POJ-3660 Cow Contest

Problem Description

N (1 ≤ N ≤ 100) cows, conveniently numbered 1..N, are participating in a programming contest. As we all know, some cows code better than others. Each cow has a certain constant skill rating that is unique among the competitors.

The contest is conducted in several head-to-head rounds, each between two cows. If cow A has a greater skill level than cow B (1 ≤ A ≤ N; 1 ≤ B ≤ N; A ≠ B), then cow A will always beat cow B.

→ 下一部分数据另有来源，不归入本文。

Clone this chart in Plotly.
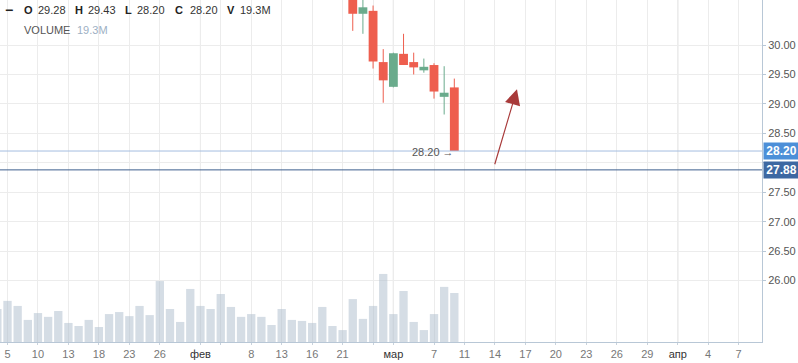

Farmer John is trying to rank the cows by skill level. Given a list the results of M (1 ≤ M ≤ 4,500) two-cow rounds, determine the number of cows whose ranks can be precisely determined from the results. It is guaranteed that the results of the rounds will not be contradictory.

Input

• Line 1: Two space-separated integers: N and M
• Lines 2..M+1: Each line contains two space-separated integers that describe the competitors and results (the first integer, A, is the winner) of a single round of competition: A and B

Output

• Line 1: A single integer representing the number of cows whose ranks can be determined

Sample Input

5 5
4 3
4 2
3 2
1 2
2 5

Sample Output

2

题意

有一群牛，他们之间两两进行比赛，现在只知道他们中某几个的输赢关系，问能确定几只牛的排名？

解法

这道题要用的传递闭包，只要把他们的传递闭包求出来（这里用到了Folyd-WarShall算法，因为若牛A打败了牛B,牛B又打败了牛C,那么可以知道牛A也能打败牛C,在这里就表示为可达），然后计算其中出度与入度之和为N-1的结点的数目就可以知道那几只牛的排名可以确定了（因为那只牛被某几只牛打败了，又打败了某几只牛，所以。。。）

Solution

#include<iostream>
using namespace std;
#define MAX 100
int G[MAX][MAX];
int WarShall(int G[][MAX], int n) {
	int count = 0;
	for (int k = 0; k < n; k++){
		for (int i = 0; i < n; i++) {
			for (int j = 0; j < n; j++) {
				if (G[i][k] == 1 && G[k][j] == 1) {
					G[i][j] = 1;
				}
			}
		}
    }

	for (int i = 0; i < n; i++) {
		int sum = 0;
		for (int j = 0; j < n; j++) {
			if (G[i][j] == 1||G[j][i]==1) {    //如果打败了谁或被谁打败了
				sum++;                         //也就是求出度与入度之和
				
			}
		}
		if (sum == n - 1) {
			count++;
		}
	}
	return count;
}
int main() {
	int n, m;
	int u, v;
	int result;
	cin >> n >> m;
	for (int i = 0; i < m; i++) {
		cin >> u >> v;
		G[u-1][v-1] = 1;
	}
	result = WarShall(G, n);
	cout << result;
	system("pause");
}